As a taxpayer I suspect we could afford to do without much of this extra padding. But I don’t want construction workers risking their necks, or rivers recklessly diverted, or noisy trains rattling people’s cupboards, just to save a few bucks. I know next to nothing about health care or university administration or housing construction, but I suppose the people who are familiar with those matters have equally strong objections to cutting what may strike me as frivolous perks.
In any case, sticking to transit infrastructure, there’s no reason to suppose we’re likely to care less about safety, or the environment, or architectural heritage in the future. In fact those concerns will almost certainly grow, making construction ever less affordable.
To return to causes 1 and 2 – land costs and infrastructure clutter – it should be possible to mitigate cost disease through better planning – say, through more farsighted property acquisition, and coordinating with other agencies to ensure that future transit corridors aren’t obstructed. But I assume we’re already trying to do those things, and my suggestion of “Okay, well, just do them better” is not too helpful.
Sooner, or later?
One way to avert cost disease might be by preemptive surgery – building rapid transit today, at today’s comparatively reasonable prices, in anticipation of tomorrow’s needs. Metro Vancouver’s overall outline is pretty well established by geographic barriers like mountains and rivers, and more recently by the imposition of an urban containment boundary meant to preserve nearby farmland.
Therefore we can assume that the Vancouver of the future will be much the same shape as the Vancouver of today, only a lot denser. We should be able to predict with fair accuracy where future demand for transit will lie, and build in anticipation of that demand.

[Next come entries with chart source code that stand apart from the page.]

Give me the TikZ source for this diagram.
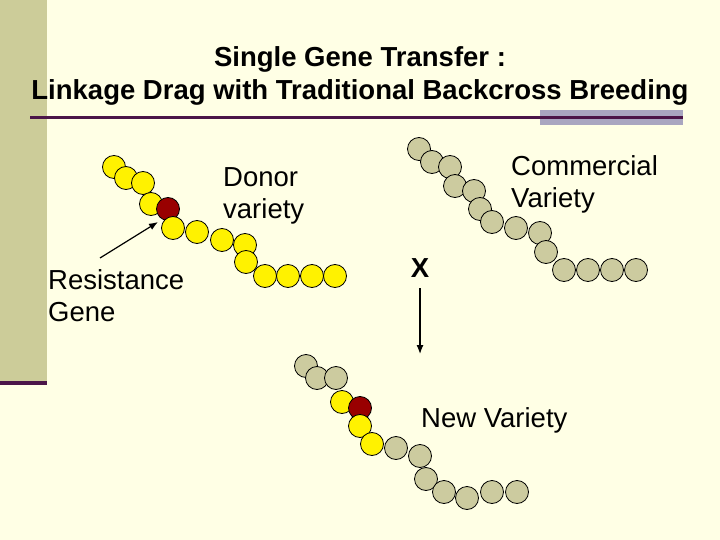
\documentclass[tikz,border=0pt]{standalone}
\usepackage{fontspec}
\usetikzlibrary{arrows.meta}
\setmainfont{Liberation Sans}
\begin{document}
\begin{tikzpicture}[x=1pt,y=-1pt,
  bead/.style={circle,draw=black,line width=0.8pt,minimum size=23pt,inner sep=0pt},
  yb/.style={bead,fill=yellow},
  gb/.style={bead,fill=beadgrey},
  rb/.style={bead,fill=beadred},
  lbl/.style={font=\fontsize{27.5}{32}\selectfont,align=left,anchor=west,inner sep=0pt},
  ttl/.style={font=\bfseries\fontsize{27.5}{33}\selectfont,align=center,inner sep=0pt}]
\definecolor{bg}{HTML}{FFFFE5}
\definecolor{bar}{HTML}{CCCC99}
\definecolor{rule}{HTML}{4B1548}
\definecolor{boxg}{HTML}{A9A6C0}
\definecolor{beadgrey}{HTML}{CCCB9F}
\definecolor{beadred}{HTML}{990000}
\fill[bg] (0,0) rectangle (720,540);
\useasboundingbox (0,0) rectangle (720,540);
\fill[bar] (0,0) rectangle (47,383);
\fill[rule] (0,381) rectangle (47,385);
\fill[boxg] (540,110) rectangle (683,125);
\fill[rule] (30,116) rectangle (683,119);
\node[ttl] (t) at (360,76) {Single Gene Transfer :\\Linkage Drag with Traditional Backcross Breeding};
% donor
\foreach \x/\y [count=\i] in {114/167,126/178,143/183,151/204}{\node[yb] (d\i) at (\x,\y) {};}
\node[rb] (dr) at (168,209) {};
\foreach \x/\y [count=\i from 5] in {173/228,197/232,222/240,245/245,246/262,265/276,288/276,312/276,335/276}{\node[yb] (d\i) at (\x,\y) {};}
% commercial
\foreach \x/\y [count=\i] in {419/149,432/162,450/167,455/186,474/191,480/209,492/222,516/228,540/233,546/252,564/270,588/270,612/270,636/270}{\node[gb] (c\i) at (\x,\y) {};}
% new
\foreach \x/\y [count=\i] in {306/366,317/378,336/378}{\node[gb] (n\i) at (\x,\y) {};}
\node[yb] (ny1) at (342,402) {};
\node[rb] (nr) at (360,408) {};
\node[yb] (ny2) at (360,426) {};
\node[yb] (ny3) at (372,444) {};
\foreach \x/\y [count=\i from 4] in {396/448,420/456,426/479,444/492,467/498,492/492,517/492}{\node[gb] (n\i) at (\x,\y) {};}
% labels
\node[lbl] (dl) at (223,196) {Donor\\variety};
\node[lbl] (cl) at (511,184) {Commercial\\Variety};
\node[lbl] (rl) at (48,296) {Resistance\\Gene};
\node[font=\bfseries\fontsize{27.5}{30}\selectfont,inner sep=0pt] (xx) at (420,268) {X};
\node[lbl] (nl) at (421,420) {New Variety};
\coordinate (a1) at (100,258);
\coordinate (a2) at (158,222);
\draw[-{Latex[length=9pt,width=7pt]},line width=1.2pt] (a1) -- (a2);
\coordinate (b1) at (420,288);
\coordinate (b2) at (420,354);
\draw[-{Latex[length=9pt,width=7pt]},line width=1.2pt] (b1) -- (b2);
\end{tikzpicture}
\end{document}
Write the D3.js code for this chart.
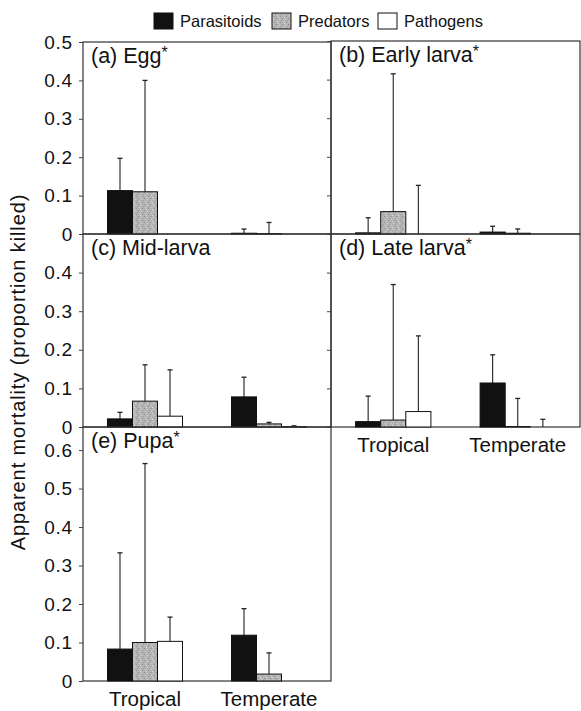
<!DOCTYPE html>
<html>
<head>
<meta charset="utf-8">
<script src="https://cdn.jsdelivr.net/npm/d3@7/dist/d3.min.js"></script>
<style>
  html, body { margin: 0; padding: 0; background: #fff; }
  svg { display: block; font-family: "Liberation Sans", Arial, Helvetica, sans-serif; }
</style>
</head>
<body>
<svg id="chart" width="581" height="711"></svg>
<script>
// ---------- data ----------
const categories = ["Tropical", "Temperate"];
const series = ["Parasitoids", "Predators", "Pathogens"];
const panelTitles = ["(a) Egg", "(b) Early larva", "(c) Mid-larva", "(d) Late larva", "(e) Pupa"];
const panelStars = [true, true, false, true, true];

// mean values per panel: [Tropical, Temperate]
const parasitoidMean = [[0.113, 0.002], [0.003, 0.005], [0.021, 0.078], [0.014, 0.114], [0.083, 0.119]];
const predatorMean   = [[0.110, 0.001], [0.058, 0.002], [0.067, 0.008], [0.018, 0.001], [0.100, 0.018]];
const pathogenMean   = [[0.000, 0.000], [0.000, 0.000], [0.028, 0.001], [0.040, 0.000], [0.103, 0.000]];

// upper end of error bars (null = none)
const parasitoidErr = [[0.197, 0.013], [0.042, 0.020], [0.038, 0.129], [0.080, 0.187], [0.333, 0.188]];
const predatorErr   = [[0.400, 0.030], [0.415, 0.013], [0.161, 0.012], [0.369, 0.074], [0.565, 0.073]];
const pathogenErr   = [[null, null], [0.126, null], [0.148, 0.003], [0.236, 0.020], [0.166, null]];

const yMaxTop = 0.5;
const yMaxPupa = 0.66;
const ticksTop = [0, 0.1, 0.2, 0.3, 0.4, 0.5];
const ticksMid = [0, 0.1, 0.2, 0.3, 0.4];
const ticksPupa = [0, 0.1, 0.2, 0.3, 0.4, 0.5, 0.6];

// ---------- layout ----------
const svg = d3.select("#chart");
const means = [parasitoidMean, predatorMean, pathogenMean];
const errs = [parasitoidErr, predatorErr, pathogenErr];

const colL = [83, 331], colR = [331, 580];
const panels = [
  { x: colL, y: [42, 234], max: yMaxTop, ticks: ticksTop, labels: true },
  { x: colR, y: [41, 234], max: yMaxTop, ticks: ticksTop, labels: false },
  { x: colL, y: [234, 427], max: yMaxTop, ticks: ticksMid, labels: true },
  { x: colR, y: [234, 427], max: yMaxTop, ticks: ticksMid, labels: false, xlab: true },
  { x: colL, y: [427, 681], max: yMaxPupa, ticks: ticksPupa, labels: true, xlab: true }
];

// predator pattern
const defs = svg.append("defs");
const pat = defs.append("pattern").attr("id", "speckle").attr("patternUnits", "userSpaceOnUse")
  .attr("width", 6).attr("height", 6);
pat.append("rect").attr("width", 6).attr("height", 6).attr("fill", "#b4b4b4");
[[0,0,"#8c8c8c"],[3,1,"#d6d6d6"],[1,3,"#d0d0d0"],[4,4,"#909090"],[2,5,"#e0e0e0"],[5,2,"#9a9a9a"]]
  .forEach(([px, py, c]) => pat.append("rect").attr("x", px).attr("y", py).attr("width", 1).attr("height", 1).attr("fill", c));
const fills = ["#111", "url(#speckle)", "#fff"];

panels.forEach((p, i) => {
  const g = svg.append("g");
  const x = d3.scaleBand().domain(categories).range(p.x).paddingInner(0.395).paddingOuter(0.1975);
  const xs = d3.scaleBand().domain(series).range([0, x.bandwidth()]);
  const y = d3.scaleLinear().domain([0, p.max]).range([p.y[1], p.y[0]]);

  // frame
  g.append("rect").attr("x", p.x[0]).attr("y", p.y[0])
    .attr("width", p.x[1] - p.x[0]).attr("height", p.y[1] - p.y[0])
    .attr("fill", "none").attr("stroke", "#333").attr("stroke-width", 1.2);

  // y axis ticks
  const ax = g.append("g").attr("transform", `translate(${p.x[0]},0)`)
    .call(d3.axisLeft(y).tickValues(p.ticks).tickSize(4).tickPadding(6)
      .tickFormat(d => d === 0 ? "0" : d3.format(".1f")(d)));
  ax.select(".domain").remove();
  ax.selectAll("line").attr("stroke", "#444");
  ax.selectAll("text").attr("font-size", 19).attr("fill", "#111")
    .attr("letter-spacing", 0.8)
    .attr("font-family", "'Liberation Sans', Arial, sans-serif")
    .style("display", p.labels ? null : "none");

  // bars
  series.forEach((s, si) => {
    categories.forEach((c, ci) => {
      const v = means[si][i][ci];
      const e = errs[si][i][ci];
      const bx = x(c) + xs(s);
      const cx = bx + xs.bandwidth() / 2;
      if (e !== null) {
        g.append("line").attr("x1", cx).attr("x2", cx).attr("y1", y(v)).attr("y2", y(e))
          .attr("stroke", "#222").attr("stroke-width", 1.1);
        g.append("line").attr("x1", cx - 2.5).attr("x2", cx + 2.5).attr("y1", y(e)).attr("y2", y(e))
          .attr("stroke", "#222").attr("stroke-width", 1.3);
      }
      if (v > 0) {
        g.append("rect").attr("x", bx).attr("y", y(v))
          .attr("width", xs.bandwidth()).attr("height", y(0) - y(v))
          .attr("fill", fills[si]).attr("stroke", "#111").attr("stroke-width", 1);
      }
    });
  });

  // panel title
  const t = g.append("text").attr("x", p.x[0] + 8).attr("y", p.y[0] + 21)
    .attr("font-size", 21.5).attr("fill", "#111").text(panelTitles[i]);
  if (panelStars[i]) t.append("tspan").attr("font-size", 16).attr("dy", -5).text("*");

  // x labels
  if (p.xlab) {
    g.selectAll(".xl").data(categories).enter().append("text")
      .attr("x", d => x(d) + x.bandwidth() / 2).attr("y", p.y[1] + 25)
      .attr("text-anchor", "middle").attr("font-size", 20.5).attr("fill", "#111").text(d => d);
  }
});

// y-axis title
svg.append("text").attr("transform", "translate(25,372) rotate(-90)")
  .attr("text-anchor", "middle").attr("font-size", 20).attr("letter-spacing", 0.9).attr("fill", "#111")
  .text("Apparent mortality (proportion killed)");

// legend
const legX = [154, 272, 378];
const leg = svg.append("g");
series.forEach((s, si) => {
  leg.append("rect").attr("x", legX[si]).attr("y", 13).attr("width", 19).attr("height", 16)
    .attr("fill", fills[si]).attr("stroke", "#111").attr("stroke-width", 1);
  leg.append("text").attr("x", legX[si] + 26).attr("y", 27).attr("font-size", 16.5)
    .attr("fill", "#111").text(s);
});
</script>
</body>
</html>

However, of the four causes of cost disease mentioned above, preemptive surgery really only targets the first one – rising land costs. It sidesteps the cost of infrastructure clutter only by transferring that cost to future generations who will have to spend more to build around the clutter we create today. And while it might seem thrifty to thwart the next generation’s opportunity to waste money on what we consider silly perks – by using construction methods that they’ll see as barbarously unsafe, maybe, or by bulldozing some architectural monstrosity before it’s declared a heritage monument – who are we to say what the future’s priorities should be?
I’m grateful for much of the infrastructure earlier generations of headstrong builders bequeathed me, but I wish they’d been more cautious about what they smashed in the process – like the whole blocks of Vancouver’s Strathcona neighbourhood destroyed in the sixties to make room for the Georgia viaducts, which planners are now preparing to remove. Building preemptively means we risk building unnecessarily, as the future evolves new habits of getting around that we can’t anticipate.
Still, being made aware of cost disease has tipped me in favour of building rapid transit now, while it’s still barely affordable, rather than putting it off as demand grows and grows. Spending sooner rather than later may actually be the sensible, fiscally-prudent thing to do.